A victory in the Supreme Court is generally welcome news for the U.S. Environmental Protection Agency (EPA). But, the Court’s decision last month in a Clean Water Act case may foreshadow a sweeping change in administrative law that would certainly not please EPA or other agencies: the end of a long-standing rule of judicial deference to agencies in the interpretation of their own regulations.
It is well established that when they interpret statutes, federal agencies are accorded substantial deference, such that a court must uphold an agency’s reading of an ambiguous statute as long as it is a plausible, reasonable reading. This is known as Chevron deference.
The Court has long applied the same rule when agencies interpret their own regulations. Beginning with Seminole Rock in 1945, the Court laid down the rule that an agency’s interpretation controls, even it is not the best or most natural reading, as long as it is not “plainly erroneous or inconsistent with the regulation.” This is often called Auer deference, after the 1997 case that reaffirmed the principle.

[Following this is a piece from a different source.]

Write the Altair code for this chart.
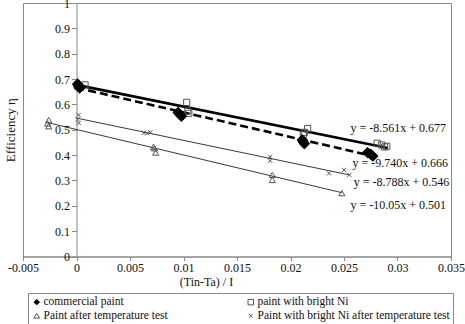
import altair as alt
import pandas as pd

# ---------------- data ----------------
series_names = [
    "commercial paint",
    "paint with bright Ni",
    "Paint after temperature test",
    "Paint with bright Ni after temperature test",
]

cp_x = [0.0001, 0.0002, 0.0002, 0.0003, 0.0095, 0.0097, 0.0098, 0.0211, 0.0212, 0.0213, 0.0272, 0.0275, 0.0277]
cp_y = [0.680, 0.675, 0.670, 0.665, 0.568, 0.560, 0.553, 0.460, 0.452, 0.445, 0.410, 0.403, 0.396]

ni_x = [0.0001, 0.0008, 0.0103, 0.0104, 0.0105, 0.0216, 0.0213, 0.0212, 0.0281, 0.0285, 0.0290, 0.0288]
ni_y = [0.672, 0.677, 0.608, 0.574, 0.565, 0.505, 0.490, 0.482, 0.447, 0.440, 0.435, 0.432]

pt_x = [-0.0026, -0.0027, -0.0026, 0.0072, 0.0073, 0.0074, 0.0183, 0.0183, 0.0248]
pt_y = [0.538, 0.525, 0.514, 0.433, 0.427, 0.410, 0.322, 0.302, 0.250]

pn_x = [0.0002, 0.0001, 0.0002, 0.0063, 0.0066, 0.0069, 0.0181, 0.0181, 0.0236, 0.0250, 0.0255]
pn_y = [0.558, 0.541, 0.527, 0.488, 0.486, 0.490, 0.393, 0.378, 0.328, 0.341, 0.322]

# trend lines: y = slope * x + intercept
trend_series = ["commercial paint", "paint with bright Ni",
                "Paint after temperature test", "Paint with bright Ni after temperature test"]
trend_slope = [-9.740, -8.561, -10.05, -8.788]
trend_intercept = [0.666, 0.677, 0.501, 0.546]
trend_x_start = [0.0, 0.0, -0.0027, 0.0]
trend_x_end = [0.0277, 0.0291, 0.0248, 0.0255]

eq_text = ["y = -8.561x + 0.677", "y = -9.740x + 0.666", "y = -8.788x + 0.546", "y = -10.05x + 0.501"]
eq_x = [0.0256, 0.0258, 0.0259, 0.0256]
eq_y = [0.507, 0.369, 0.294, 0.203]

x_ticks = [-0.005, 0, 0.005, 0.01, 0.015, 0.02, 0.025, 0.03, 0.035]
y_ticks = [0, 0.1, 0.2, 0.3, 0.4, 0.5, 0.6, 0.7, 0.8, 0.9, 1]

# ---------------- tables ----------------
rows = []
for name, xs_, ys_ in zip(series_names, [cp_x, ni_x, pt_x, pn_x], [cp_y, ni_y, pt_y, pn_y]):
    for a, b in zip(xs_, ys_):
        rows.append({"series": name, "x": a, "y": b})
pts = pd.DataFrame(rows)

lrows = []
for s, m, c, x0, x1 in zip(trend_series, trend_slope, trend_intercept, trend_x_start, trend_x_end):
    for xv in (x0, x1):
        lrows.append({"series": s, "x": xv, "y": m * xv + c})
lines = pd.DataFrame(lrows)

eqs = pd.DataFrame({"t": eq_text, "x": eq_x, "y": eq_y})

# ---------------- layout ----------------
FONT = "Liberation Serif"
W, H = 428, 253.5
XMIN, XMAX = -0.005, 0.035
PAD_L, PAD_T = 23, 3
yaxis_offset = -W * (0 - XMIN) / (XMAX - XMIN)

xs = alt.Scale(domain=[XMIN, XMAX], nice=False, zero=False)
ys = alt.Scale(domain=[0, 1], nice=False, zero=False)

x_axis = alt.Axis(
    values=x_ticks, grid=False, title="(Tin-Ta) / I", labelOverlap=False, labelFlush=False,
    labelExpr="replace(format(datum.value, '~g'), '\u2212', '-')",
    labelFont=FONT, labelFontSize=12, labelColor="#111", labelPadding=2,
    titleFont=FONT, titleFontSize=12, titleFontWeight="normal", titleColor="#111",
    titlePadding=3, titleX=183,
    tickColor="#888", tickSize=4, domainColor="#888",
)
y_axis = alt.Axis(
    values=y_ticks, grid=False, title="Efficiency \u03b7", offset=yaxis_offset,
    labelOverlap=False, labelFlush=False, labelBound=False,
    labelExpr="format(datum.value, '~g')",
    labelFont=FONT, labelFontSize=12, labelColor="#111", labelPadding=2,
    titleFont=FONT, titleFontSize=13, titleFontWeight="normal", titleColor="#111",
    titleX=-(PAD_L - 10) + yaxis_offset, titleY=H / 2, titleAngle=-90,
    titleBaseline="middle", titleAlign="center",
    tickColor="#888", tickSize=5, domainColor="#888",
)

legend = alt.Legend(
    title=None, orient="none", legendX=5, legendY=290, columns=2, direction="horizontal",
    columnPadding=77, rowPadding=1, padding=3,
    strokeColor="#888", labelFont=FONT, labelFontSize=11.5, labelColor="#111",
    labelLimit=400, symbolSize=30, symbolStrokeWidth=1, labelOffset=1,
)

shapes = ["diamond", "square", "triangle-up", "M-0.7,-0.7L0.7,0.7M-0.7,0.7L0.7,-0.7"]

base_x = alt.X("x:Q", scale=xs, axis=x_axis)
base_y = alt.Y("y:Q", scale=ys, axis=y_axis)

shape_enc = alt.Shape("series:N", scale=alt.Scale(domain=series_names, range=shapes), legend=legend)
fill_enc = alt.Fill("series:N", scale=alt.Scale(domain=series_names,
                    range=["black", "transparent", "transparent", "transparent"]), legend=legend)
stroke_enc = alt.Stroke("series:N", scale=alt.Scale(domain=series_names,
                        range=["black", "#555", "#555", "#555"]), legend=legend)

solid = alt.Chart(lines).transform_filter(
    alt.datum.series == "paint with bright Ni"
).mark_line(color="black", strokeWidth=2.6).encode(x=base_x, y=base_y, detail="series:N")

dashed = alt.Chart(lines).transform_filter(
    alt.datum.series == "commercial paint"
).mark_line(color="black", strokeWidth=2.6, strokeDash=[8, 4]).encode(x=base_x, y=base_y, detail="series:N")

thin = alt.Chart(lines).transform_filter(
    (alt.datum.series == "Paint after temperature test")
    | (alt.datum.series == "Paint with bright Ni after temperature test")
).mark_line(color="#222", strokeWidth=0.9).encode(x=base_x, y=base_y, detail="series:N")

others = alt.Chart(pts).transform_filter(
    alt.datum.series != "commercial paint"
).mark_point(strokeWidth=1, opacity=1, size=38).encode(
    x=base_x, y=base_y, shape=shape_enc, fill=fill_enc, stroke=stroke_enc,
)
diamonds = alt.Chart(pts).transform_filter(
    alt.datum.series == "commercial paint"
).mark_point(strokeWidth=1, opacity=1, size=110).encode(
    x=base_x, y=base_y, shape=shape_enc, fill=fill_enc, stroke=stroke_enc,
)

labels = alt.Chart(eqs).mark_text(
    align="left", baseline="middle", font=FONT, fontSize=12, color="#111"
).encode(x=base_x, y=base_y, text="t:N")

chart = alt.layer(solid, dashed, thin, others, diamonds, labels).properties(
    width=W, height=H,
    autosize=alt.AutoSizeParams(type="none"),
    padding={"left": PAD_L, "top": PAD_T, "right": 465 - PAD_L - W, "bottom": 324 - PAD_T - H},
    background="white",
).configure_view(stroke="#888", strokeWidth=1)

chart.save("out.html", embed_options={"renderer": "svg", "actions": False})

A seed of doubt about the continued viability of Auer deference was planted in the Court’s recent decision in Decker v. Northwest Environmental Defense Center. At issue was whether the Clean Water Act required a permit for stormwater discharges from some logging roads in Oregon. The statute requires a permit for any discharge from a “point source,” but exempts from the permit requirement most “discharges composed entirely of stormwater.” That exemption does not apply, however, to stormwater discharges “associated with industrial activity.”
EPA promulgated detailed regulations to implement the statutory language. Its regulatory definition of a “silvicultural point source” clearly included logging activities, but what about the statutory exemption for many stormwater discharges? And what about the “exception to the exemption” for stormwater discharges associated with industrial activity?
EPA’s stormwater rule said that a discharge was “associated with industrial activity” when it was “directly related to manufacturing, processing or raw materials storage areas at an industrial plant.” The rule also specified that facilities covered by the Standard Industrial Classification that included logging activities would be considered as engaging in industrial activity. But despite the inclusion of logging activities in that classification, the agency read its stormwater rule as covering only “traditional industrial sources such as sawmills.” It pointed to the rule’s references to “facilities” and “industrial plant[s]” in support of its interpretation of the rule as excluding stormwater discharges from logging activities. The Court, citing Auer, upheld EPA’s reading of its regulation as a permissible one, neither plainly erroneous nor inconsistent with the regulation.
In a lone dissent, Justice Scalia disagreed with EPA’s reading of its regulation, and, more significantly, openly called for an end to Auer deference. Ironically, Justice Scalia himself authored the opinion (for a unanimous Court) in Auer.
The reasons for Chevron deference, said Justice Scalia — an implied grant of discretion from Congress when it enacts an ambiguous statute, and the pragmatic benefit of avoiding prolonged periods of uncertainty over the statute’s meaning if Congress failed to act quickly to eliminate the ambiguity — do not support Auer deference. There is no grounds for presuming that Congress impliedly granted the agency the power to resolve ambiguities in its own regulations, especially where it would place the power to write a law and the power to interpret it in the same hands, thus violating “a fundamental principle of separation of powers.” “Auer is not a logical corollary to Chevron,” said Justice Scalia, “but a dangerous permission slip for the arrogation of power” and an invitation to write vague regulations that can later be interpreted in any number of plausible ways. And an agency need not wait for Congress to clarify an ambiguous regulation — it can do so itself. Indeed, in the case before the Court, EPA had done just that, amending its regulation, three days before oral argument, to clarify that the stormwater rule did not cover logging activities. (Given its holding on the “old” rule, the Court did not need to decide whether the original rule or the amended rule applied.) As for the argument that an agency would have some special insight into the meaning of its own regulations, Justice Scalia dismissed it for the same reason he is notoriously suspicious of legislative history — because with both statutes and regulations, “we are bound by what they say, not by the unexpressed intention of those who made them.” Finally, while the special technical expertise of agencies might be a good reason for having agencies (and not courts) make regulations, it does not give agencies any special advantage in interpreting a rule that has already been promulgated — the core judicial function to “say what the law is.”
Justice Scalia’s dissent did not attract the votes of any of the other Justices, but in a concurring opinion, joined by Justice Alito, Chief Justice Roberts signaled that he might be prepared to reconsider the principle set forth in Auer “in an appropriate case,” that is, one “in which the issue is properly raised and argued.” Noting that the issue is “a basic one going to the heart of administrative law” that comes before the Court “as a matter of course on a regular basis,” the Chief Justice invited future challenges, as “[t]he bar is now aware that there is some interest in reconsidering” Seminole Rock and Auer. With at least three votes for granting certiorari on the issue, we can anticipate an explicit call to overturn Auer in the near future.